Growing peppers, whether hot peppers or sweet peppers is really very easy. You can grow peppers from seed, or you can purchase plants. Either way you choose to go, you can harvest the seeds from each ripe pepper and dry them and save them to use the following year.
Peppers grown from seed typically need to be started at least 8 weeks before you would plant them in the ground. Some people like to use peat pellets or pots because the plants can then be transplanted directly into the ground in the peat pot.
You don’t have to hassle with turning the pot over and tapping the bottom to release the pot. Peppers like soil with good drainage. The more organic matter you put in your soil (preferably by using your own compost,) the more nutrients the soil will have to give the plant. Peppers like sun, and the sun is what is necessary to make them go from one color to another.
When planting peppers, be sure to plant them sufficiently far apart enough that you can navigate through the path, and so that the plants have room to grow and breathe. You will also need to keep the area well weeded. If you don’t want to have to deal with hand weeding all the time, you can purchase landscape fabric or mulching plastic. These are put down prior to planting.
When you are ready to plant your peppers, you simply cut a hole in the plastic or fabric where you want the plant to go. Dig a hole in the ground that is deep enough to completely cover the plants roots. Plant peppers about 1 foot apart. A good multi purpose fertilizer will give them a jump start. Many people prefer fertilizers like Osmocote because they are long acting and because you can fertilize once and not have to worry about doing it again for several months.
Be sure you plant your peppers in a location that will allow them to get full sun. When you see the designation “full sun” on a seed packet or on a marker inserted in your plant, that should tell you that you need to plant that plant in a location that gets no less than 8 hours fairly direct sun every day. You should figure that any vegetable crop you grow (or flowers,) will need enough water to keep the soil most to a depth of two inches per week.
Rather than water a little bit every day (which often means that the soil drys out very quickly,) I prefer to water less frequently but for a longer period of time. If there is no rain in any given week, water two or three times for 1 1/2 – 2 hours at a time. You may need to vary your watering times a bit depending on how hot it is outside. You should never water during the hot parts of the day. The best times to water are very early in the morning (right after sun up,) or just before dusk. If you have an irrigation system, watering after dark isn’t a problem: if you don’t, then you need to schedule your watering time so you can see what you are doing. Providing your plants with a layer of mulch (if you don’t use plastic or landscape fabric, you can use grass clippings, straw, wood chips, leaves, newspaper, cardboard or even brown paper bags) will go a long way toward helping the soil retain that moisture.

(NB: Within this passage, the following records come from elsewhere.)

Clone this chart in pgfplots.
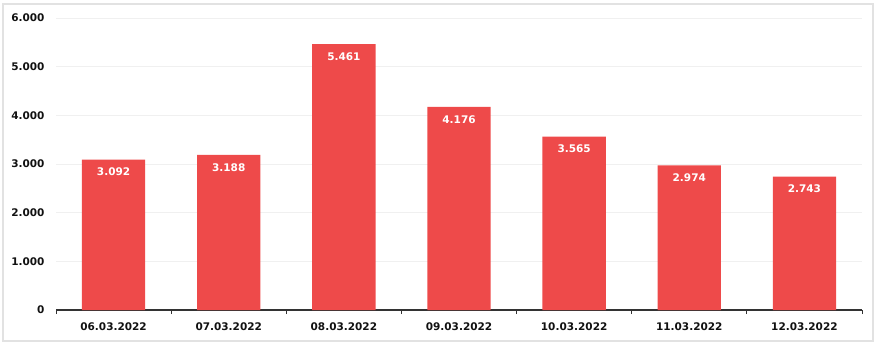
\documentclass[border=0pt]{standalone}
\usepackage{pgfplots}
\pgfplotsset{compat=1.18}
\usepackage{fontspec}
\setmainfont{DejaVu Sans}
\definecolor{barred}{HTML}{EE4A4A}
\definecolor{axisdark}{HTML}{333333}
\definecolor{txt}{HTML}{111111}
\definecolor{bordergray}{HTML}{E2E2E2}
\definecolor{gridgray}{HTML}{F0F0F0}
\begin{document}
\begin{tikzpicture}[x=1pt,y=1pt]
\path[use as bounding box] (-56,-38) rectangle (824,310);
\draw[bordergray, line width=1.2pt] (-53,-31) rectangle (817,306);
\begin{axis}[
  at={(0,0)}, anchor=south west,
  scale only axis,
  width=806pt, height=292pt,
  xmin=-0.5, xmax=6.5,
  ymin=0, ymax=6000,
  axis x line*=bottom,
  axis y line*=left,
  y axis line style={draw=none},
  x axis line style={draw=axisdark, line width=1.3pt},
  ytick={0,1000,...,6000},
  ytick style={draw=none},
  xtick={0,...,6},
  xticklabels={06.03.2022,07.03.2022,08.03.2022,09.03.2022,10.03.2022,11.03.2022,12.03.2022},
  major x tick style={draw=none},
  minor xtick={-0.5,0.5,...,6.5},
  minor x tick style={draw=axisdark, line width=1pt},
  minor tick length=4pt,
  xtick align=outside,
  ymajorgrids,
  grid style={draw=gridgray, line width=0.8pt},
  tick label style={font=\fontsize{10.5}{12}\selectfont\bfseries, text=txt},
  xticklabel style={yshift=-4.5pt},
  yticklabel style={xshift=-8pt},
  /pgf/number format/.cd, 1000 sep={.}, assume math mode=true,
]
\addplot[ybar, bar width=0.55, fill=barred, draw=none,
  nodes near coords,
  nodes near coords style={font=\fontsize{10.5}{12}\selectfont\bfseries, text=white, anchor=north, yshift=-5pt, /pgf/number format/1000 sep={.}, /pgf/number format/assume math mode=true},
] coordinates {(0,3092) (1,3188) (2,5461) (3,4176) (4,3565) (5,2974) (6,2743)};
\end{axis}
\end{tikzpicture}
\end{document}
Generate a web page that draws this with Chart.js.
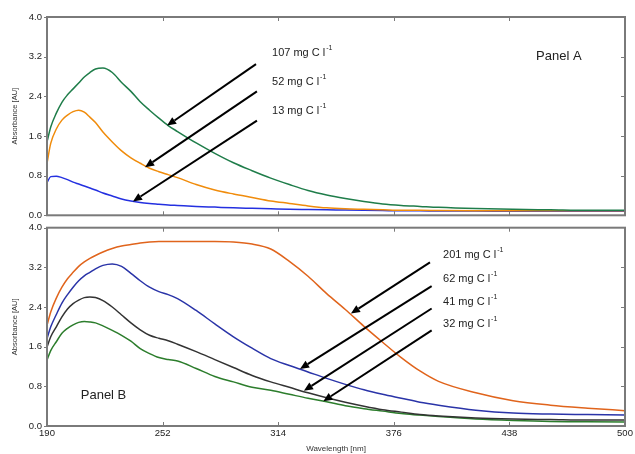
<!DOCTYPE html>
<html>
<head>
<meta charset="utf-8">
<script src="https://cdn.jsdelivr.net/npm/chart.js@4.4.1/dist/chart.umd.min.js"></script>
<style>
  body { margin: 0; background: #fff; }
  #wrap { position: relative; width: 635px; height: 454px; }
  #topBox { position: absolute; left: 0; top: 0; }
  #botBox { position: absolute; left: 0; top: 217px; }
</style>
</head>
<body>
<div id="wrap">
  <div id="topBox"><canvas id="panelA" width="635" height="226"></canvas></div>
  <div id="botBox"><canvas id="panelB" width="635" height="237"></canvas></div>
</div>
<script>
// wavelength grid (nm) shared by all curves
const wavelength = [190, 192, 195, 198, 201, 204, 207, 210, 213, 216, 220, 225, 230, 235, 240, 245, 250, 255, 260,
  270, 280, 290, 300, 310, 320, 330, 340, 350, 360, 370, 380, 390, 400, 420, 440, 460, 480, 500];

// Panel A absorbance
const a107 = [1.48, 1.78, 2.06, 2.28, 2.43, 2.55, 2.67, 2.79, 2.88, 2.95, 2.97, 2.88, 2.68, 2.50, 2.29, 2.12, 1.96, 1.81, 1.69,
  1.46, 1.25, 1.06, 0.90, 0.75, 0.62, 0.50, 0.41, 0.34, 0.28, 0.23, 0.20, 0.18, 0.16, 0.135, 0.12, 0.11, 0.10, 0.10];
const a52 = [1.05, 1.45, 1.74, 1.92, 2.02, 2.09, 2.12, 2.08, 1.98, 1.87, 1.68, 1.48, 1.30, 1.16, 1.05, 0.95, 0.88, 0.82, 0.76,
  0.62, 0.51, 0.43, 0.36, 0.29, 0.24, 0.19, 0.15, 0.13, 0.12, 0.11, 0.10, 0.10, 0.095, 0.09, 0.09, 0.09, 0.09, 0.09];
const a13 = [0.66, 0.78, 0.79, 0.76, 0.72, 0.67, 0.63, 0.59, 0.55, 0.51, 0.45, 0.39, 0.33, 0.29, 0.26, 0.24, 0.225, 0.21, 0.20,
  0.18, 0.165, 0.15, 0.14, 0.13, 0.12, 0.115, 0.11, 0.105, 0.10, 0.095, 0.09, 0.09, 0.085, 0.085, 0.08, 0.08, 0.08, 0.08];

// Panel B absorbance
const b201 = [2.03, 2.30, 2.58, 2.80, 2.97, 3.10, 3.22, 3.31, 3.38, 3.44, 3.51, 3.58, 3.63, 3.66, 3.69, 3.71, 3.72, 3.72, 3.72,
  3.72, 3.72, 3.71, 3.67, 3.57, 3.32, 3.02, 2.67, 2.35, 2.01, 1.69, 1.38, 1.11, 0.90, 0.67, 0.51, 0.42, 0.36, 0.31];
const b62 = [1.76, 2.00, 2.25, 2.48, 2.65, 2.80, 2.93, 3.03, 3.10, 3.17, 3.24, 3.27, 3.22, 3.08, 2.93, 2.80, 2.71, 2.65, 2.57,
  2.33, 2.06, 1.80, 1.57, 1.36, 1.22, 1.09, 0.96, 0.84, 0.73, 0.64, 0.56, 0.48, 0.42, 0.32, 0.26, 0.24, 0.23, 0.22];
const b41 = [1.59, 1.80, 2.00, 2.20, 2.36, 2.47, 2.54, 2.59, 2.60, 2.59, 2.53, 2.40, 2.24, 2.08, 1.94, 1.83, 1.77, 1.72, 1.65,
  1.50, 1.34, 1.18, 1.02, 0.89, 0.78, 0.67, 0.57, 0.48, 0.40, 0.33, 0.28, 0.23, 0.20, 0.16, 0.14, 0.13, 0.12, 0.12];
const b32 = [1.33, 1.52, 1.70, 1.87, 1.97, 2.04, 2.09, 2.11, 2.10, 2.08, 2.02, 1.93, 1.83, 1.71, 1.56, 1.46, 1.38, 1.34, 1.31,
  1.16, 1.00, 0.89, 0.78, 0.72, 0.64, 0.56, 0.49, 0.41, 0.35, 0.30, 0.25, 0.22, 0.19, 0.14, 0.11, 0.09, 0.085, 0.08];

const xTicks = [190, 252, 314, 376, 438, 500];
const yTicks = [0, 0.8, 1.6, 2.4, 3.2, 4.0];

// arrows: [fromX, fromY, toX, toY] in data units
const arrowsA = [[302.1, 3.05, 254.4, 1.81], [302.6, 2.50, 242.6, 0.97], [302.6, 1.91, 236.1, 0.28]];
const arrowsB = [[395.4, 3.30, 353.0, 2.27], [396.3, 2.82, 325.7, 1.15], [396.3, 2.37, 327.8, 0.71], [396.3, 1.93, 338.2, 0.50]];

// labels: [x, y, text, superscript]
const notesA = [[310.7, 3.27, '107 mg C l', '-1'], [310.7, 2.69, '52 mg C l', '-1'], [310.7, 2.11, '13 mg C l', '-1'],
  [452.3, 3.21, 'Panel A', '']];
const notesB = [[402.4, 3.44, '201 mg C l', '-1'], [402.4, 2.97, '62 mg C l', '-1'], [402.4, 2.51, '41 mg C l', '-1'],
  [402.4, 2.05, '32 mg C l', '-1'], [208.1, 0.62, 'Panel B', '']];

const FONT = 'Arial, "Liberation Sans", sans-serif';

function overlay(arrows, notes) {
  return {
    id: 'overlay',
    afterDatasetsDraw(chart) {
      const {ctx, chartArea: a, scales: {x, y}} = chart;
      ctx.save();
      // frame
      ctx.strokeStyle = '#7a7a7a';
      ctx.lineWidth = 2;
      ctx.strokeRect(a.left, a.top, a.right - a.left, a.bottom - a.top);
      ctx.lineWidth = 1;
      ctx.beginPath();
      xTicks.slice(1, -1).forEach(v => {
        const px = Math.round(x.getPixelForValue(v)) + 0.5;
        ctx.moveTo(px, a.top); ctx.lineTo(px, a.top + 4);
        ctx.moveTo(px, a.bottom); ctx.lineTo(px, a.bottom - 4);
      });
      yTicks.slice(1, -1).forEach(v => {
        const py = Math.round(y.getPixelForValue(v)) + 0.5;
        ctx.moveTo(a.right, py); ctx.lineTo(a.right - 4, py);
      });
      yTicks.forEach(v => {
        const py = Math.round(y.getPixelForValue(v)) + 0.5;
        ctx.moveTo(a.left, py); ctx.lineTo(a.left - 3, py);
      });
      ctx.stroke();

      // arrows
      ctx.strokeStyle = '#000';
      ctx.fillStyle = '#000';
      ctx.lineWidth = 2;
      arrows.forEach(([x0, y0, x1, y1]) => {
        const sx = x.getPixelForValue(x0), sy = y.getPixelForValue(y0);
        const ex = x.getPixelForValue(x1), ey = y.getPixelForValue(y1);
        const ang = Math.atan2(ey - sy, ex - sx);
        const hl = 9, hw = 4;
        const bx = ex - hl * Math.cos(ang), by = ey - hl * Math.sin(ang);
        ctx.beginPath();
        ctx.moveTo(sx, sy); ctx.lineTo(bx, by);
        ctx.stroke();
        ctx.beginPath();
        ctx.moveTo(ex, ey);
        ctx.lineTo(bx + hw * Math.sin(ang), by - hw * Math.cos(ang));
        ctx.lineTo(bx - hw * Math.sin(ang), by + hw * Math.cos(ang));
        ctx.closePath();
        ctx.fill();
      });

      // labels
      ctx.fillStyle = '#222';
      ctx.textBaseline = 'middle';
      ctx.textAlign = 'left';
      notes.forEach(([nx, ny, text, sup]) => {
        const px = x.getPixelForValue(nx), py = y.getPixelForValue(ny);
        ctx.font = (sup ? '11px ' : '13px ') + FONT;
        ctx.fillText(text, px, py);
        if (sup) {
          const w = ctx.measureText(text).width;
          ctx.font = '7px ' + FONT;
          ctx.fillText(sup, px + w + 1, py - 5);
        }
      });
      ctx.restore();
    }
  };
}

function makeChart(id, series, arrows, notes, bottomPanel) {
  return new Chart(document.getElementById(id), {
    type: 'line',
    data: {
      datasets: series.map(s => ({
        data: wavelength.map((w, i) => ({x: w, y: s.values[i]})),
        borderColor: s.color,
        borderWidth: 1.5,
        pointRadius: 0,
        cubicInterpolationMode: 'monotone',
        fill: false
      }))
    },
    options: {
      responsive: false,
      animation: false,
      layout: {padding: bottomPanel ? {top: 3, right: 10, left: 0, bottom: 0} : {top: 17, right: 10, left: 0, bottom: 8}},
      plugins: {legend: {display: false}, tooltip: {enabled: false}},
      scales: {
        x: {
          type: 'linear', min: 190, max: 500,
          display: bottomPanel,
          afterBuildTicks: s => { s.ticks = xTicks.map(v => ({value: v})); },
          ticks: {display: bottomPanel, color: '#222', font: {family: FONT, size: 9.5}, padding: 2, maxRotation: 0},
          grid: {display: false, drawTicks: false},
          border: {display: false},
          title: {display: bottomPanel, text: 'Wavelength [nm]', color: '#333', font: {family: FONT, size: 8}, padding: {top: 0, bottom: 0}},
          afterFit: s => { s.height = bottomPanel ? 28 : 0; }
        },
        y: {
          min: 0, max: 4,
          afterBuildTicks: s => { s.ticks = yTicks.map(v => ({value: v})); },
          ticks: {color: '#222', font: {family: FONT, size: 9.5}, padding: 5, callback: v => v.toFixed(1)},
          grid: {display: false, drawTicks: false},
          border: {display: false},
          title: {display: true, text: 'Absorbance [AU]', color: '#333', font: {family: FONT, size: 7.5}, padding: {top: 10, bottom: 0}},
          afterFit: s => { s.width = 47; }
        }
      }
    },
    plugins: [overlay(arrows, notes)]
  });
}

makeChart('panelA', [
  {values: a107, color: '#1f7d4a'},
  {values: a52, color: '#f08c0c'},
  {values: a13, color: '#2430e0'}
], arrowsA, notesA, false);

makeChart('panelB', [
  {values: b201, color: '#e0641c'},
  {values: b62, color: '#2a34a8'},
  {values: b41, color: '#333333'},
  {values: b32, color: '#2c7d2c'}
], arrowsB, notesB, true);
</script>
</body>
</html>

After harvesting your hot peppers, you can also dry them so that you can use them later. You can typically do this by taking some kitchen string and a large needle and threading the string through the needle. Then thread the peppers through the needle, stringing them on the string as one would do with beads. Tie a knot at the bottom of the thread…try to make the string long enough that you will have some slack that you can use to create a loop for hanging the string of peppers. Place them in a cool dark place to let them dry. You can grind your dried peppers in a mortar and pestle and use them as you would any regular dried seasoning.
You should expect to be able to harvest your peppers sometime around 2 1/2 months after you plant them in the ground.